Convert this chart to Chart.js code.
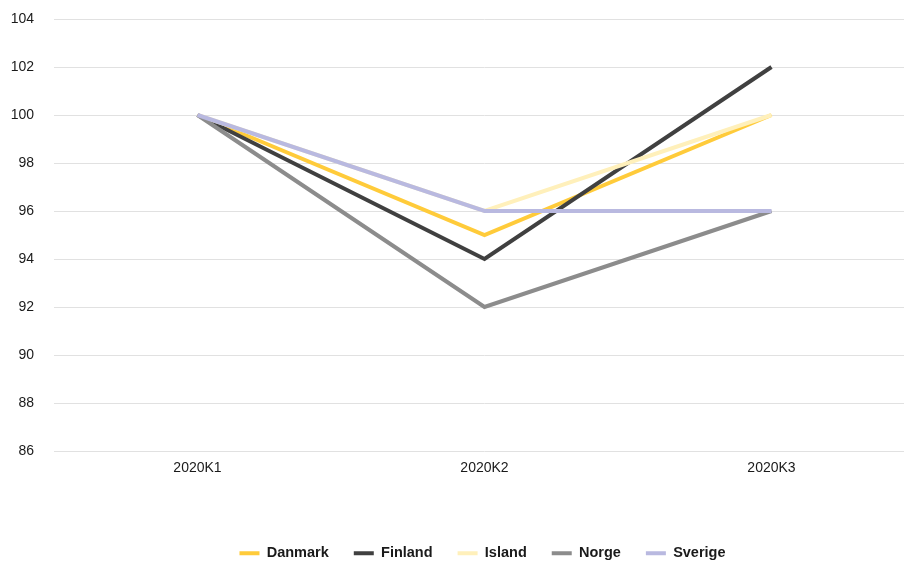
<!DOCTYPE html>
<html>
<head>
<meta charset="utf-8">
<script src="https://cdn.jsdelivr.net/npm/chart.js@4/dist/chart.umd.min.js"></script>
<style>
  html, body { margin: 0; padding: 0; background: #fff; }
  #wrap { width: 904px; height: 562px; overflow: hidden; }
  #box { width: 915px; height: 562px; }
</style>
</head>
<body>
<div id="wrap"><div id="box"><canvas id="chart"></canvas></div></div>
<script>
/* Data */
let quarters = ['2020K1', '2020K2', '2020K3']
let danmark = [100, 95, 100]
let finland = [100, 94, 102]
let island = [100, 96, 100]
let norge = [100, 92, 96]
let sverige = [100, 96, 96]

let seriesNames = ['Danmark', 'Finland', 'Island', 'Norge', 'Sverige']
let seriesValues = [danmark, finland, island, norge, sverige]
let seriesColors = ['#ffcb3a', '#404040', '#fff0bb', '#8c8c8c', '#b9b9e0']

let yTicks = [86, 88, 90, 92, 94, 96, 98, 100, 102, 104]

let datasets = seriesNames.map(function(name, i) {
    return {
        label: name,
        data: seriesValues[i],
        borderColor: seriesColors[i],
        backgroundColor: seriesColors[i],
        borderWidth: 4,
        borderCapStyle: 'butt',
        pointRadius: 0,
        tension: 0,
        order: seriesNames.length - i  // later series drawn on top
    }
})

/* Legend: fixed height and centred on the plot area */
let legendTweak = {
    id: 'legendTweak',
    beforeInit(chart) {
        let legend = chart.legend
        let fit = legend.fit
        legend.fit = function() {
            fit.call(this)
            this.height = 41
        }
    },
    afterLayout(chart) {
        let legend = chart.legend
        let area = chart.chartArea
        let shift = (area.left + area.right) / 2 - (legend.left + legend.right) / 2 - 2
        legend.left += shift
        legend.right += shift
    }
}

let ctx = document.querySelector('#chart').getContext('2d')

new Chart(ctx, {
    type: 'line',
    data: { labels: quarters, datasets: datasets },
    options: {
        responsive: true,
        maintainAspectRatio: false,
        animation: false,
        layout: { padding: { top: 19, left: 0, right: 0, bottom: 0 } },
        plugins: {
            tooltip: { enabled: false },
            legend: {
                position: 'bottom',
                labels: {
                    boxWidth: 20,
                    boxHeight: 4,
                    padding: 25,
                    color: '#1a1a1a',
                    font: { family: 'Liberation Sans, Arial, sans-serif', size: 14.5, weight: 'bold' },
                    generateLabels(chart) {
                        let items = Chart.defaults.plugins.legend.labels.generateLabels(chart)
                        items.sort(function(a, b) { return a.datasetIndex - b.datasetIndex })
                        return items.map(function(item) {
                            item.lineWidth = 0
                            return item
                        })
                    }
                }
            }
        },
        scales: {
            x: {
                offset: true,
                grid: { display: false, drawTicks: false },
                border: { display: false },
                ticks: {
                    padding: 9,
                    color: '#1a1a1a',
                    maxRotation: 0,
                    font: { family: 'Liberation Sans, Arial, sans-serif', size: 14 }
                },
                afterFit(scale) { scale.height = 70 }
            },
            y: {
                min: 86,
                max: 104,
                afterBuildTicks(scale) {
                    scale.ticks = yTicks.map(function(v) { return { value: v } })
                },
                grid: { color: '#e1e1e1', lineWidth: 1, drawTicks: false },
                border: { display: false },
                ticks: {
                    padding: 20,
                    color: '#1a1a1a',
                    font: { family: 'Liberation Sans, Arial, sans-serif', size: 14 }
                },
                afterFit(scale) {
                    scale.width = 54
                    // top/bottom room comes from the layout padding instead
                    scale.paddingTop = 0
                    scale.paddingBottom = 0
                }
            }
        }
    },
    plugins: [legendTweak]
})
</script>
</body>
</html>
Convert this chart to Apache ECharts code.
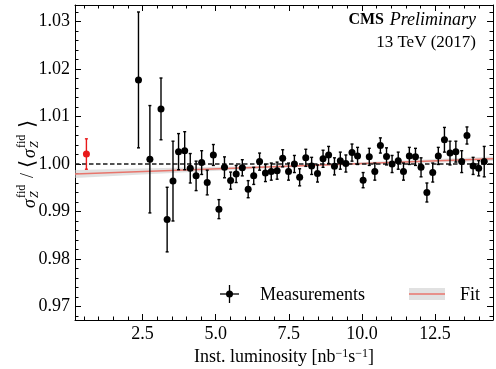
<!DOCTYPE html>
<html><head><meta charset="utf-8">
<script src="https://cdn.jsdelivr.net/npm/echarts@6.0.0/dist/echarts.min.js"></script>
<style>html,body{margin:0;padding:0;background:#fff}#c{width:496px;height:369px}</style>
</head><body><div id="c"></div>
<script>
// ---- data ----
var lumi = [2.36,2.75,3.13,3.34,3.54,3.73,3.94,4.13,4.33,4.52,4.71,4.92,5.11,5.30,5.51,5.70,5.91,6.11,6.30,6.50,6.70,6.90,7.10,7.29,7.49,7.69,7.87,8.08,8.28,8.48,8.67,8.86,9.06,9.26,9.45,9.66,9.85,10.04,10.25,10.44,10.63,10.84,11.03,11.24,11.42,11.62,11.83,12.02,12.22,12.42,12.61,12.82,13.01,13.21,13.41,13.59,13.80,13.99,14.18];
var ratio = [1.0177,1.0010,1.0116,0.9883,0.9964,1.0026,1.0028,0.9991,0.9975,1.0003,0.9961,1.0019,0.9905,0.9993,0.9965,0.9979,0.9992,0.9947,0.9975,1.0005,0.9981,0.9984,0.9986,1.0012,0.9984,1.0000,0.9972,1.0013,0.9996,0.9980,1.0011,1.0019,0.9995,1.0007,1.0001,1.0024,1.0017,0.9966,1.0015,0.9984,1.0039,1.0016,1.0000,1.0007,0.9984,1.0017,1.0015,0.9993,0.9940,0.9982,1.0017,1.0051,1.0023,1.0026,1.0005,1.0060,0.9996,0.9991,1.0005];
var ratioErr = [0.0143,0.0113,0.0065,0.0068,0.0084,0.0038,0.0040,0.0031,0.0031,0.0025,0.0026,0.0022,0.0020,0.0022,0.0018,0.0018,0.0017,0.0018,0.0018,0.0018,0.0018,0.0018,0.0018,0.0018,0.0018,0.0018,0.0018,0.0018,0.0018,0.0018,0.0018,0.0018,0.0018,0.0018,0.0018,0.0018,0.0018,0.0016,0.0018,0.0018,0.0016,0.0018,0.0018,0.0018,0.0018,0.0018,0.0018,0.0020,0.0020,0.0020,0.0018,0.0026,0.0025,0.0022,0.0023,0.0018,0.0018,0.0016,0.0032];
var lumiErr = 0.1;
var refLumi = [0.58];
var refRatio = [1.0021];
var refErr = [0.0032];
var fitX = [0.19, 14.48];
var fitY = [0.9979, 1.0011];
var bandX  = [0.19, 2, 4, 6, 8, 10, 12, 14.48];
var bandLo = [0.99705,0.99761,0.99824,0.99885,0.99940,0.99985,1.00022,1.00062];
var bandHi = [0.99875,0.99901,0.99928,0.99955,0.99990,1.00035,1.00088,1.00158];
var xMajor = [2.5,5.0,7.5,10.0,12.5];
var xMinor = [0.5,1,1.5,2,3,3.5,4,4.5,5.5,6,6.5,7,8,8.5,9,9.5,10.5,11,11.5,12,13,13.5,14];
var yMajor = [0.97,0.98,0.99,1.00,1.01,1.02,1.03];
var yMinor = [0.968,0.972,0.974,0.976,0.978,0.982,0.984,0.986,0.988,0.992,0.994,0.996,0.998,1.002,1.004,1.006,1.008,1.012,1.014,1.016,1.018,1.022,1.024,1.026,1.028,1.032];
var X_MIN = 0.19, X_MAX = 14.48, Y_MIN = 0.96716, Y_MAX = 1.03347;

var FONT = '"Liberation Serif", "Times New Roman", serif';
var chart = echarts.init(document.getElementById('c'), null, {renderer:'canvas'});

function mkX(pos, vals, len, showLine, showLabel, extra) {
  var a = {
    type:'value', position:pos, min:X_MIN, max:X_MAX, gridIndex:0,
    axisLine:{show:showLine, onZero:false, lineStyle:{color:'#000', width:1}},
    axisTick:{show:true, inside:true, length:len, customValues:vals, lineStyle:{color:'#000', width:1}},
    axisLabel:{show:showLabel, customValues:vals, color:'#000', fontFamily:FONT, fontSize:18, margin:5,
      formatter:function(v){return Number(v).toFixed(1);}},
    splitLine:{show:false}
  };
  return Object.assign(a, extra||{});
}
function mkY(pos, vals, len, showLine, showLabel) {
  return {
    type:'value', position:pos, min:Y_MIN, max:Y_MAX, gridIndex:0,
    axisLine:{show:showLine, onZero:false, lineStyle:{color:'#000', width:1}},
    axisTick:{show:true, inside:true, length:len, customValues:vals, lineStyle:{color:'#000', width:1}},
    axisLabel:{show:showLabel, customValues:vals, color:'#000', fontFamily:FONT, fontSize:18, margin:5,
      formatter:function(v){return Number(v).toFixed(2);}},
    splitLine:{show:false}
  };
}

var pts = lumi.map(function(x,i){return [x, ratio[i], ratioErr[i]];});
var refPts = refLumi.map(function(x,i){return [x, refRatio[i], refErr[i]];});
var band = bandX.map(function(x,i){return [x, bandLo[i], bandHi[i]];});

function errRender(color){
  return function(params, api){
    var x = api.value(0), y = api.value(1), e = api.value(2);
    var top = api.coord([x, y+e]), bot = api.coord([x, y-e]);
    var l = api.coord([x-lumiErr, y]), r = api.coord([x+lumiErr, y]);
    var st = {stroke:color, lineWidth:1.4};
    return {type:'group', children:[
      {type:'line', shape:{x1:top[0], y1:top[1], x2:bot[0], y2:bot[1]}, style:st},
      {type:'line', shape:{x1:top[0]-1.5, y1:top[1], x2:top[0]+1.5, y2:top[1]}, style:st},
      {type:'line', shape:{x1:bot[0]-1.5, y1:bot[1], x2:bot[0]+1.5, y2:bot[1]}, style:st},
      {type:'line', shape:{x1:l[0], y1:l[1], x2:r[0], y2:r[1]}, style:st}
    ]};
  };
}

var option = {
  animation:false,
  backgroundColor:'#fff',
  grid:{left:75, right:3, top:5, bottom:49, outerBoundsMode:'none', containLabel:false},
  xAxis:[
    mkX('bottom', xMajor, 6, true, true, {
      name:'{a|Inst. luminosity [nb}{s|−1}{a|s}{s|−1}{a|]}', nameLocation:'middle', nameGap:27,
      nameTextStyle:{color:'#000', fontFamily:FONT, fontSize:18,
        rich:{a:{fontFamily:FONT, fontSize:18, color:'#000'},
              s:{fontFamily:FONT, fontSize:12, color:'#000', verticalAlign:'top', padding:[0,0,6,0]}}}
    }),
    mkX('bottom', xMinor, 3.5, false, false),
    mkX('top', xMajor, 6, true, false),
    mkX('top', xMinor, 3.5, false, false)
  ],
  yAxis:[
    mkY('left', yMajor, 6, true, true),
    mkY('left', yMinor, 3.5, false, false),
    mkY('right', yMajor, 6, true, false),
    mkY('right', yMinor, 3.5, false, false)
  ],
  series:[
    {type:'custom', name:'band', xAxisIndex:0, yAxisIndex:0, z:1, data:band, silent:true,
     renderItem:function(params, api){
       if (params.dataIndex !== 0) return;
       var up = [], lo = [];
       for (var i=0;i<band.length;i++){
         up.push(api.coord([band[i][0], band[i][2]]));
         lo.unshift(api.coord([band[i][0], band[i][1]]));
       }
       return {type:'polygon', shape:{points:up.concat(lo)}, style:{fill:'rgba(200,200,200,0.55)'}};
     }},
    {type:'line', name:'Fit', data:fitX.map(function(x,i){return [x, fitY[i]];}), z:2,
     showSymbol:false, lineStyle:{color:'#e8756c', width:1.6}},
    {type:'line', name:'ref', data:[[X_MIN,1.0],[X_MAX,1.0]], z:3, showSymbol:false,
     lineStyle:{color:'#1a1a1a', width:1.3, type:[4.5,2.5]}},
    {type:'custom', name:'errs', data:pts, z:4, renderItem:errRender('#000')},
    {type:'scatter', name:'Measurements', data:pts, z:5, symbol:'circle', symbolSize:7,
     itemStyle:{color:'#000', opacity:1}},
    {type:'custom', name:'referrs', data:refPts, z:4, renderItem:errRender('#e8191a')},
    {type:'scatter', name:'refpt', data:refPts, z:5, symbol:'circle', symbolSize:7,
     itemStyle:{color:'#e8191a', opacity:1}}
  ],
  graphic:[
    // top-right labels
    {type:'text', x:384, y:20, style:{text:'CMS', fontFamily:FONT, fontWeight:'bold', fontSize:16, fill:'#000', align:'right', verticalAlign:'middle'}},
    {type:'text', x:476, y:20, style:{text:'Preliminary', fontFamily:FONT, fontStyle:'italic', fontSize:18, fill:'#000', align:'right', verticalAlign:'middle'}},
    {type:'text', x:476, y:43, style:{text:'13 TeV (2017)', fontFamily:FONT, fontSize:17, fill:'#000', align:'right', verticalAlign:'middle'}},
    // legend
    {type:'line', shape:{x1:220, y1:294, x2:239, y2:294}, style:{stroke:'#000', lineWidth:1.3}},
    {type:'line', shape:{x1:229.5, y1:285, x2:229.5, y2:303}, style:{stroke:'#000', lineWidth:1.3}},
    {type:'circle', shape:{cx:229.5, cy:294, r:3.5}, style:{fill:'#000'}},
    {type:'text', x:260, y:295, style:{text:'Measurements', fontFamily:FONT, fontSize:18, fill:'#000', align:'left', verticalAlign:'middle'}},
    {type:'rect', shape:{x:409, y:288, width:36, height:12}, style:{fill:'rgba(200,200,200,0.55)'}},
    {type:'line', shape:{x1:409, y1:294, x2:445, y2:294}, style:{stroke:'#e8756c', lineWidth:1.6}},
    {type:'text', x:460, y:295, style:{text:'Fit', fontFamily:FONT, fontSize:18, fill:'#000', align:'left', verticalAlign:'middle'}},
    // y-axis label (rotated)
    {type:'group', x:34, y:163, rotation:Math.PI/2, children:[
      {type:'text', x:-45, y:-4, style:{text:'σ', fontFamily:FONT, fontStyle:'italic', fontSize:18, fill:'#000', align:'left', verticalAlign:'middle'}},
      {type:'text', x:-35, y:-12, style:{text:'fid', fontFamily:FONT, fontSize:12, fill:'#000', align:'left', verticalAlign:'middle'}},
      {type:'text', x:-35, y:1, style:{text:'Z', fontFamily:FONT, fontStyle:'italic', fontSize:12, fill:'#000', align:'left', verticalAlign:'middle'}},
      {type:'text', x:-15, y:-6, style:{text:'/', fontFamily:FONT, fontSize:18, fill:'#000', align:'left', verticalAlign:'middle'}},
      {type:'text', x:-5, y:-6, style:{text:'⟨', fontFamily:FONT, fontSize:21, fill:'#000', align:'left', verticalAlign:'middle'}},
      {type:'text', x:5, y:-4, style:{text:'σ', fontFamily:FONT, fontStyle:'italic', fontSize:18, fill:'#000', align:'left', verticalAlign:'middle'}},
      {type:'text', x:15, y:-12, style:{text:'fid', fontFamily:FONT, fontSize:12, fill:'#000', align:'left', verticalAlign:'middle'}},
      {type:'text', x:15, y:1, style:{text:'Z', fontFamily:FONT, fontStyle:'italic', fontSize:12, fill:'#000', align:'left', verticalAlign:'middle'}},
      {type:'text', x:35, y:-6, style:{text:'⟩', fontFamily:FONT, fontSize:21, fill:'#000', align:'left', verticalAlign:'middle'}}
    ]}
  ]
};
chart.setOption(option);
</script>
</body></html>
- - - - - - -
Set problem
Give only the number of lines in the listing above that include the string "code".

Finished exercise
2